The girls under the hijabs: Salma Ali
October 31, 2014
On her first day of sixth grade, Salma Ali sat in a wooden desk 8,488 miles away from her parents at a school in Kenya where everyone around her spoke what sounded like gibberish. This gibberish translated to Swahili, a language that Ali had no idea how to speak. She could not understand any of the students or teachers around her trying to help. She was on her own.
“It felt like I was a sheep lost inside a pack of wolves,” Ali, junior, said. “Everyone was so intimidating and I had no idea if they were talking about me or what they were talking about in general. I felt like such an outsider.”
Ali’s parents decided to send her and her brother from St. Louis to Mombasa, Kenya when she was 12 to live with her grandparents. They hoped this would allow her to experience the hardships there and to see daily life compared to America. Ali was required to take an entrance test when she registered for the school. Her score placed her into seventh grade courses, although she was actually in sixth.
“They could tell that I was different even though I dressed like them,” Ali said. “They thought I was Americanized because I spoke fluent English.”
Ali said she felt very out of place at first, but she was quickly able to make new friends and pick up Swahili after two months of school.
The Kenyan school required Ali to arrive at 6 a.m. and leave around 7 or 8 p.m. Instead of going to extracurricular activities after school, she said she went home to work on the excessive amount of homework they were given each day. She then slept four to five hours each night, returning to school the next day to do it again, six days a week.
“In Kenya, our teachers would read our grades out loud to the entire class,” Ali said. “It didn’t matter how bad you did. They did it because they thought we would want to work harder to improve.”
But the changes did not stop with school. There were copious differences between Mombasa and St. Louis.
“Every corner you turn, every street you go on there are stray animals and children,” Ali said. “I’d say about half the people there were impoverished. People don’t really help them like they do in America because there are so many that it is overwhelming.”
After two years of acclimating to the poverty and culture of Kenya, Ali moved back to America for eighth grade. She said compared to her friends in Kirkwood, her friends from Africa were very observant and always noticed when she was having a bad day and they always said what was on their mind.
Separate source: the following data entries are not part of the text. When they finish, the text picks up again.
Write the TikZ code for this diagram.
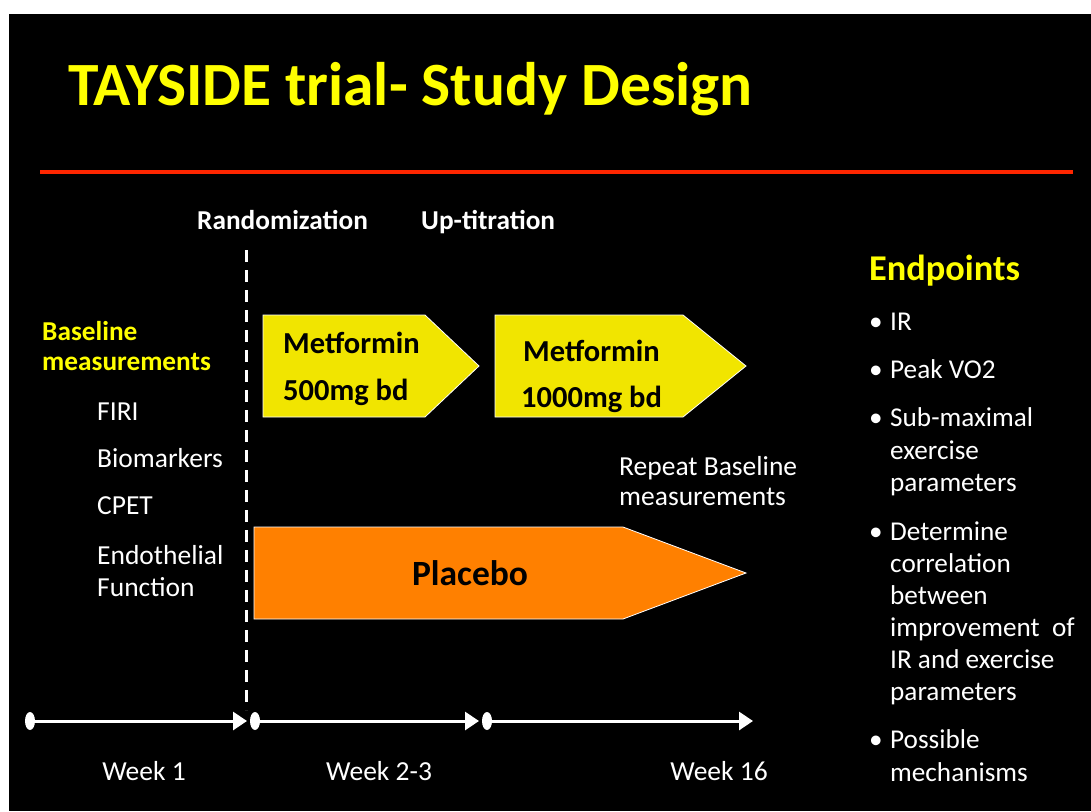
\documentclass[tikz,border=0pt]{standalone}
\usepackage{fontspec}
\setmainfont{Carlito}
\usetikzlibrary{arrows.meta,shapes.geometric}
\definecolor{ttl}{RGB}{255,255,0}
\definecolor{metf}{RGB}{241,229,0}
\definecolor{plac}{RGB}{255,128,0}
\definecolor{redl}{RGB}{255,38,0}
\tikzset{
  txt/.style={text=white, font=\fontsize{27.5}{32}\selectfont, anchor=base west, inner sep=0pt},
  btxt/.style={txt, font=\bfseries\fontsize{27.3}{32}\selectfont},
  ybtxt/.style={btxt, text=ttl},
  boxtxt/.style={txt, text=black, font=\bfseries\fontsize{30.5}{34}\selectfont},
  ltxt/.style={txt, font=\fontsize{27.2}{32}\selectfont},
  wktxt/.style={txt, anchor=base},
  dot/.style={ellipse, fill=white, minimum width=10pt, minimum height=18pt, inner sep=0pt},
  tl/.style={draw=white, line width=3pt, -{Triangle[length=14pt,width=18pt]}},
  shaft/.style={draw=white, line width=0.8pt},
}
\begin{document}
\begin{tikzpicture}[x=1pt,y=-1pt]
\useasboundingbox (0,0) rectangle (1091,811);
\fill[white] (0,0) rectangle (1091,811);
\fill[black] (9,14) rectangle (1091,811);
% title
\node[txt, text=ttl, font=\bfseries\fontsize{61.5}{66}\selectfont] (title) at (68,105) {TAYSIDE trial- Study Design};
\draw[redl, line width=4pt] (40,172) -- (1073,172);
% phase labels
\node[btxt] (rand) at (197,229) {Randomization};
\node[btxt] (up) at (421,229) {Up-titration};
\draw[white, line width=3pt, dash pattern=on 12pt off 8pt] (246,250) -- (246,710);
% baseline column
\node[ybtxt] (bl1) at (42,340) {Baseline};
\node[ybtxt] (bl2) at (42,370) {measurements};
\node[txt] (firi) at (97,420) {FIRI};
\node[txt] (bio) at (97,467) {Biomarkers};
\node[txt] (cpet) at (97,514) {CPET};
\node[txt] (endo1) at (97,564) {Endothelial};
\node[txt] (endo2) at (97,596) {Function};
% metformin arrows
\filldraw[fill=metf, shaft] (263,315) -- (425,315) -- (479,366) -- (425,417) -- (263,417) -- cycle;
\node[boxtxt] (m1a) at (283,353) {Metformin};
\node[boxtxt] (m1b) at (283,400) {500mg bd};
\filldraw[fill=metf, shaft] (495,315) -- (683,315) -- (746,366) -- (683,417) -- (495,417) -- cycle;
\node[boxtxt] (m2a) at (523,361) {Metformin};
\node[boxtxt] (m2b) at (521,407) {1000mg bd};
% placebo
\filldraw[fill=plac, shaft] (254,527) -- (623,527) -- (746,573) -- (623,619) -- (254,619) -- cycle;
\node[boxtxt, anchor=base, font=\bfseries\fontsize{35.5}{38}\selectfont] (plc) at (470,585) {Placebo};
% repeat
\node[txt] (rep1) at (619,475) {Repeat Baseline};
\node[txt] (rep2) at (619,505) {measurements};
% endpoints
\node[ybtxt, font=\bfseries\fontsize{36.3}{40}\selectfont] (ep) at (869,280) {Endpoints};
\foreach \y/\t [count=\i] in {330/IR, 378/Peak VO2, 426/Sub-maximal, 540/Determine, 748/Possible}{
  \node[ltxt] (b\i) at (869,\y) {•};
  \node[ltxt] (e\i) at (890,\y) {\t};
}
\node[ltxt] (e3b) at (890,459) {exercise};
\node[ltxt] (e3c) at (890,491) {parameters};
\node[ltxt] (e4b) at (890,572) {correlation};
\node[ltxt] (e4c) at (890,604) {between};
\node[ltxt] (e4d) at (890,636) {improvement\ \ of};
\node[ltxt] (e4e) at (890,668) {IR and exercise};
\node[ltxt] (e4f) at (890,700) {parameters};
\node[ltxt] (e5b) at (890,781) {mechanisms};
% timeline
\node[dot] (t1) at (30,721) {};
\node[dot] (t2) at (255,721) {};
\node[dot] (t3) at (487,721) {};
\coordinate (a1) at (247,721);
\coordinate (a2) at (479,721);
\coordinate (a3) at (753,721);
\draw[tl] (t1) -- (a1);
\draw[tl] (t2) -- (a2);
\draw[tl] (t3) -- (a3);
\node[wktxt] (w1) at (144,780) {Week 1};
\node[wktxt] (w2) at (379,780) {Week 2-3};
\node[wktxt] (w3) at (719,780) {Week 16};
\end{tikzpicture}
\end{document}
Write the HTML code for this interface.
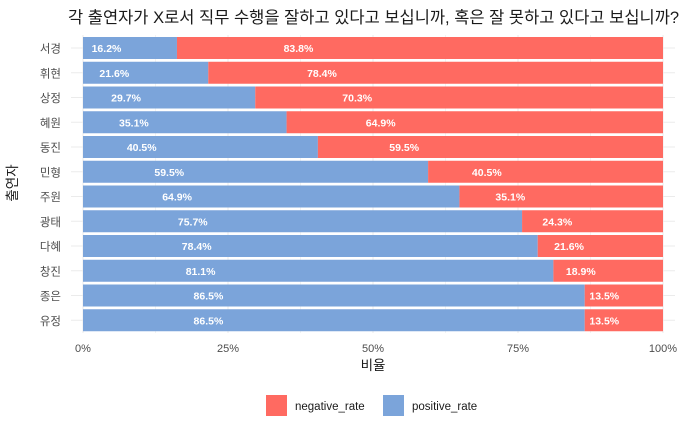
<!DOCTYPE html>
<html><head><meta charset="utf-8">
<style>
html,body{margin:0;padding:0;background:#fff;}
svg{display:block;font-family:"Liberation Sans","Noto Sans CJK KR",sans-serif;}
</style></head>
<body>
<svg id="chart" width="700" height="432" viewBox="0 0 700 432">
<text x="68" y="23" font-size="16.5" fill="#1a1a1a">각 출연자가 X로서 직무 수행을 잘하고 있다고 보십니까, 혹은 잘 못하고 있다고 보십니까?</text>
<g id="grid"></g>
<g id="bars"></g>
<g id="labels"></g>
<g id="axes"></g>
<text x="373" y="370" font-size="13.5" fill="#1a1a1a" text-anchor="middle">비율</text>
<text transform="translate(17,183) rotate(-90)" font-size="13.5" fill="#1a1a1a" text-anchor="middle">출연자</text>
<g>
<g>
<rect x="266" y="395" width="21" height="21" fill="#FF6A61"/>
<text x="295" y="410" font-size="11.5" fill="#1a1a1a">negative_rate</text>
</g>
<g>
<rect x="383" y="395" width="21" height="21" fill="#7BA4DA"/>
<text x="412" y="410" font-size="11.5" fill="#1a1a1a">positive_rate</text>
</g>
</g>
</svg>
<script>
const categories = ["서경","휘현","상정","혜원","동진","민형","주원","광태","다혜","창진","종은","유정"];
const positiveRate = [16.2,21.6,29.7,35.1,40.5,59.5,64.9,75.7,78.4,81.1,86.5,86.5];
const negativeRate = [83.8,78.4,70.3,64.9,59.5,40.5,35.1,24.3,21.6,18.9,13.5,13.5];
const xTicks = [0,25,50,75,100];
const xTickLabels = ["0%","25%","50%","75%","100%"];

const NS="http://www.w3.org/2000/svg";
const x0=83, x1=663, yTop=48, step=24.75, bh=22;
const xs=v=>x0+(v/100)*(x1-x0);
const yc=i=>yTop+i*step;
function mk(tag,attrs,parent){const e=document.createElementNS(NS,tag);for(const k in attrs)e.setAttribute(k,attrs[k]);parent.appendChild(e);return e;}
const grid=document.getElementById('grid'),bars=document.getElementById('bars'),labels=document.getElementById('labels'),axes=document.getElementById('axes');
const gTop=35, gBot=333;
for(let t=0;t<=100;t+=12.5){
  const l=mk('line',{x1:xs(t),x2:xs(t),y1:gTop,y2:gBot,stroke:'#ebebeb','stroke-width':(t%25===0)?1:0.6},grid);
  
  
}
categories.forEach((c,i)=>{
  const l=mk('line',{x1:x0-12,x2:x1+12,y1:yc(i),y2:yc(i),stroke:'#ebebeb','stroke-width':1},grid);
  
  
  const p=positiveRate[i], n=negativeRate[i];
  const rb=mk('rect',{x:xs(0),y:yc(i)-bh/2,width:xs(p)-xs(0),height:bh,fill:'#7BA4DA'},bars);
  
  
  const rr=mk('rect',{x:xs(p),y:yc(i)-bh/2,width:xs(p+n)-xs(p),height:bh,fill:'#FF6A61'},bars);
  
  
  const t1=mk('text',{x:xs(p/4),y:yc(i)+4,'font-size':10.5,'font-weight':'bold',fill:'#fff','text-anchor':'middle'},labels);
  t1.textContent=p.toFixed(1)+'%';
  
  
  const t2=mk('text',{x:xs(p+n/4),y:yc(i)+4,'font-size':10.5,'font-weight':'bold',fill:'#fff','text-anchor':'middle'},labels);
  t2.textContent=n.toFixed(1)+'%';
  
  
  const yl=mk('text',{x:x0-35,y:yc(i)+4.5,'font-size':11.5,fill:'#4d4d4d','text-anchor':'end'},axes);
  yl.setAttribute('x',x0-36+22);
  yl.setAttribute('text-anchor','end');
  yl.setAttribute('x',61);
  yl.textContent=c;
  
  
});
xTicks.forEach((t,i)=>{
  const tl=mk('text',{x:xs(t),y:352,'font-size':11,fill:'#4d4d4d','text-anchor':'middle'},axes);
  tl.textContent=xTickLabels[i];
  
  
});
</script>
</body></html>
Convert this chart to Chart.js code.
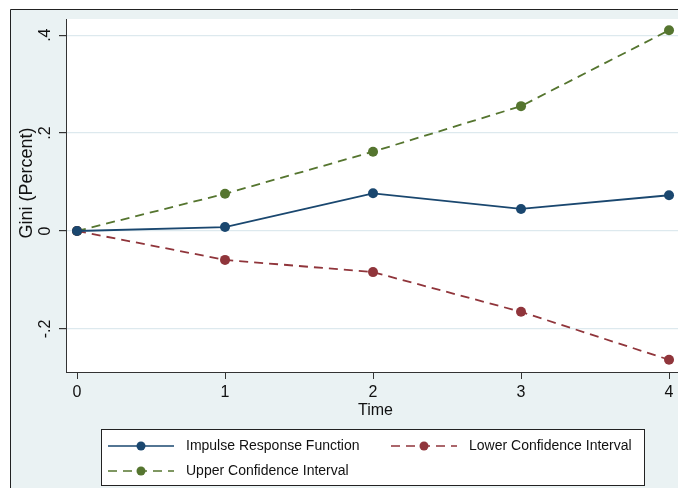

“At first I felt like I didn’t belong [at Kirkwood], but now I overall feel pretty accepted,” Ali said. “I don’t really care about what race you are or anything like that. If you come up and start talking to me I’ll have a conversation with you.”
From the US to Kenya, Ali said her experiences have changed her life for the better. Ali said her experiences in Kenya have helped her especially in shaping a new perspective.